**Exercise**
Reproduce nothing but the lines from the start of the material through the line that includes "from matplotlib.patches import Rectangle", both ends included, and omit every picture.
-- begin Excerpted data --
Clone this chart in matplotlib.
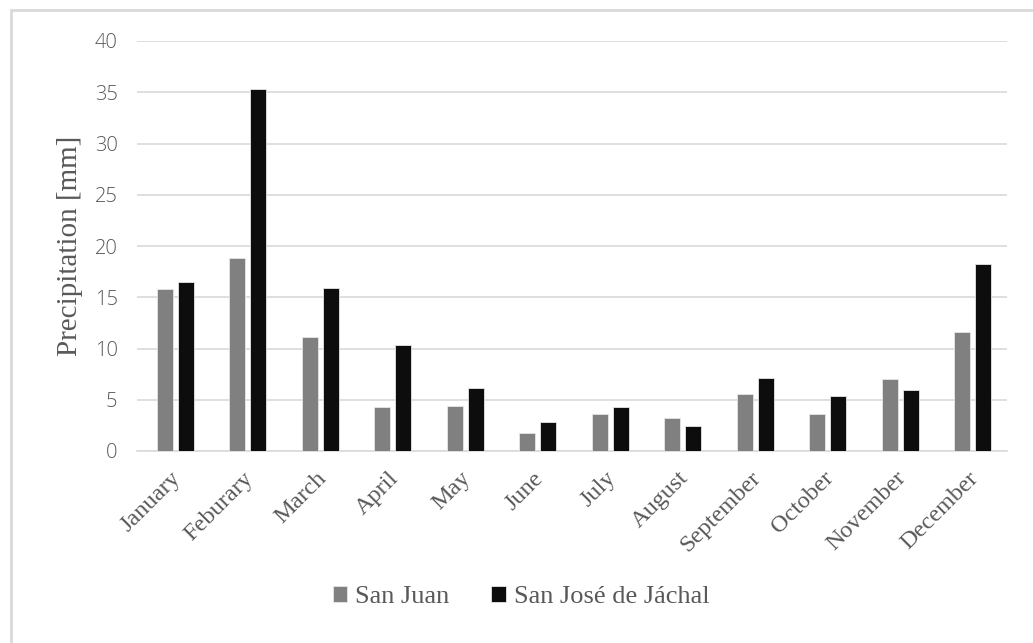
import numpy as np
import matplotlib.pyplot as plt
from matplotlib.patches import Rectangle

# Monthly precipitation (mm) for the two stations
months = ["January", "Feburary", "March", "April", "May", "June", "July",
          "August", "September", "October", "November", "December"]
san_juan = [15.8, 18.8, 11.1, 4.3, 4.4, 1.8, 3.6, 3.2, 5.6, 3.6, 7.0, 11.6]
jachal = [16.5, 35.3, 15.9, 10.3, 6.1, 2.8, 4.3, 2.4, 7.1, 5.4, 6.0, 18.2]
y_ticks = [0, 5, 10, 15, 20, 25, 30, 35, 40]

serif = "Liberation Serif"
sans = "Open Sans"
text_grey = "#595959"

fig = plt.figure(figsize=(10.33, 6.43), dpi=100)
ax = fig.add_axes([137 / 1033, 1 - 451 / 643, 870 / 1033, 410 / 643])

x = np.arange(len(months))
w = 0.22
ax.bar(x - 0.12, san_juan, width=w, color="#808080", edgecolor="#e6e6e6",
       linewidth=0.6, label="San Juan", zorder=3)
ax.bar(x + 0.17, jachal, width=w, color="#0d0d0d", edgecolor="#e6e6e6",
       linewidth=0.6, label="San José de Jáchal", zorder=3)

ax.set_xlim(-0.5, len(months) - 0.5)
ax.set_ylim(0, 40)
ax.set_yticks(y_ticks)
ax.set_yticklabels([str(t) for t in y_ticks], fontfamily=sans, fontsize=14.5,
                   color=text_grey, fontweight="light")
ax.yaxis.grid(True, color="#d9d9d9", linewidth=1.2, zorder=0)
ax.tick_params(axis="y", length=0, pad=14)
ax.tick_params(axis="x", length=0, pad=12)

ax.set_xticks(x - 0.04)
ax.set_xticklabels(months, rotation=45, ha="right", rotation_mode="anchor",
                   fontfamily=serif, fontsize=17.5, color=text_grey)

for side in ["top", "right", "left"]:
    ax.spines[side].set_visible(False)
ax.spines["bottom"].set_color("#d9d9d9")
ax.spines["bottom"].set_linewidth(1.2)

ax.set_ylabel("Precipitation [mm]", fontfamily=serif, fontsize=21,
              color=text_grey, labelpad=8)

leg = fig.legend(loc="center", bbox_to_anchor=(521 / 1033, 1 - 597 / 643),
                 ncol=2, frameon=False, prop={"family": serif, "size": 19},
                 handlelength=0.55, handleheight=0.55, handletextpad=0.3,
                 columnspacing=1.6)
for t in leg.get_texts():
    t.set_color(text_grey)

# light frame around the chart area
fig.patches.append(Rectangle((11 / 1033, -0.05), 1.1, 1 - 10 / 643 + 0.05,
                             transform=fig.transFigure, fill=False,
                             edgecolor="#d9d9d9", linewidth=2))

fig.savefig("out.png", dpi=100)
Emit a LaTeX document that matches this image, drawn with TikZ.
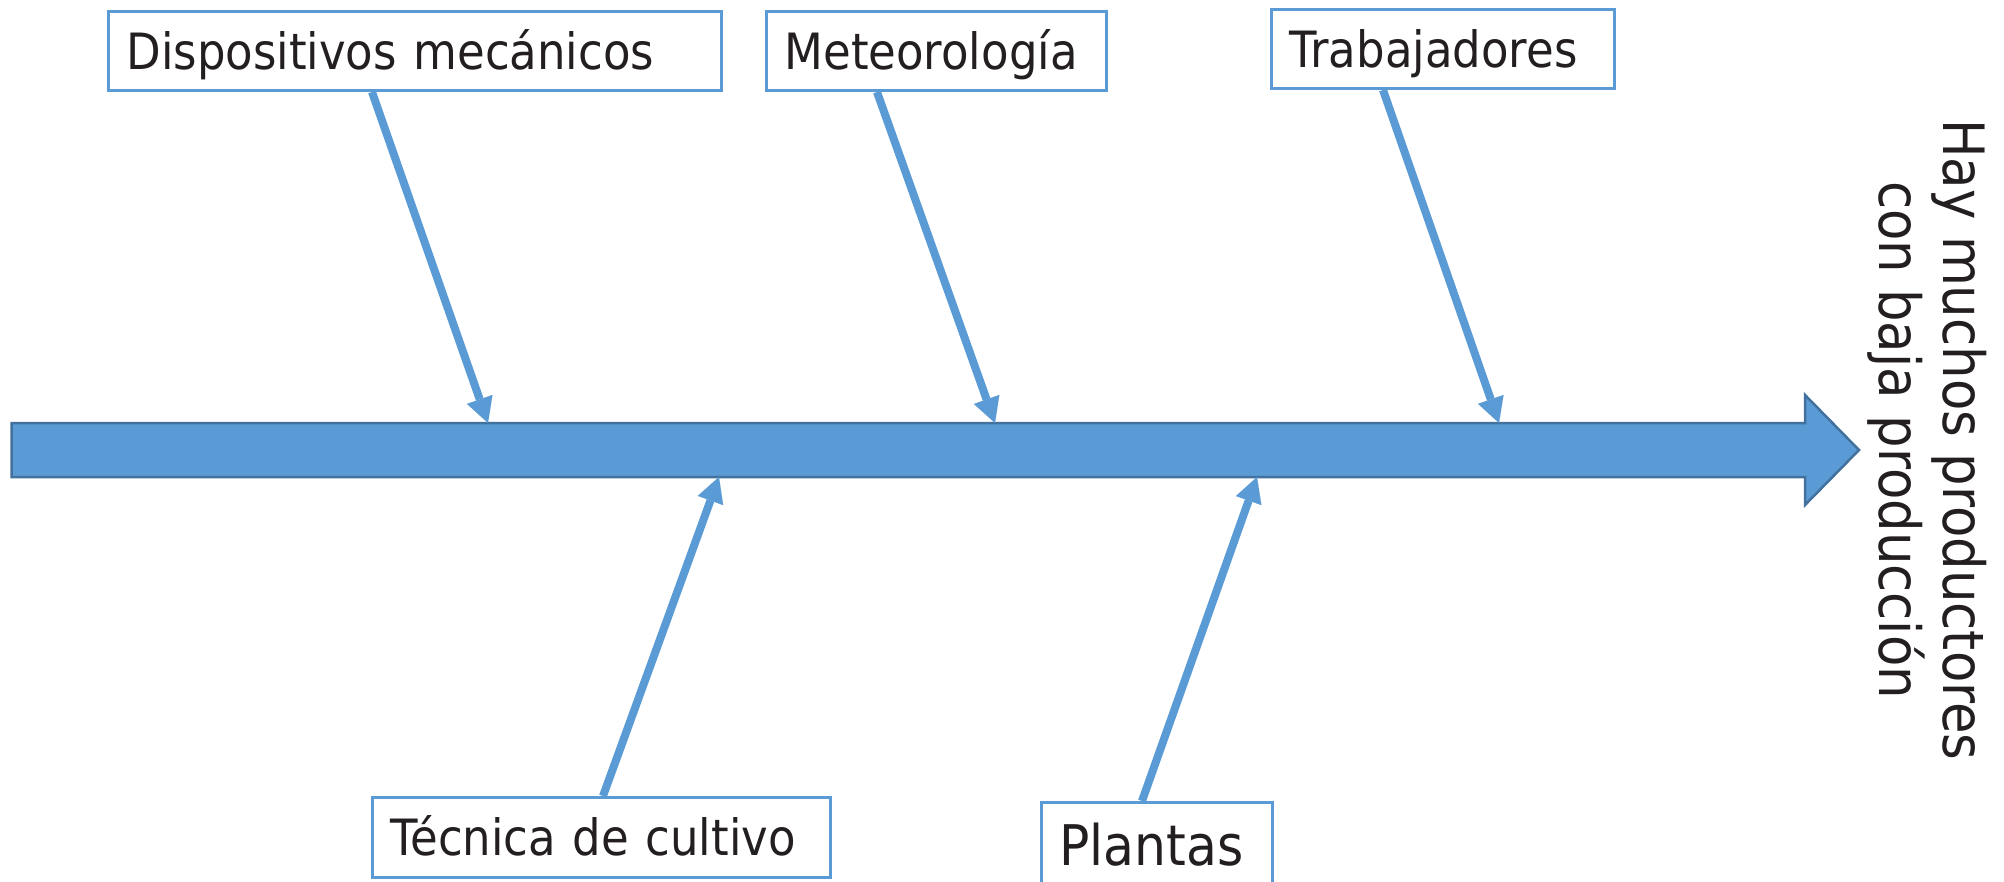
-- end Excerpted data --
**Correct result**
Clone this chart in matplotlib.
import numpy as np
import matplotlib.pyplot as plt
from matplotlib.patches import Rectangle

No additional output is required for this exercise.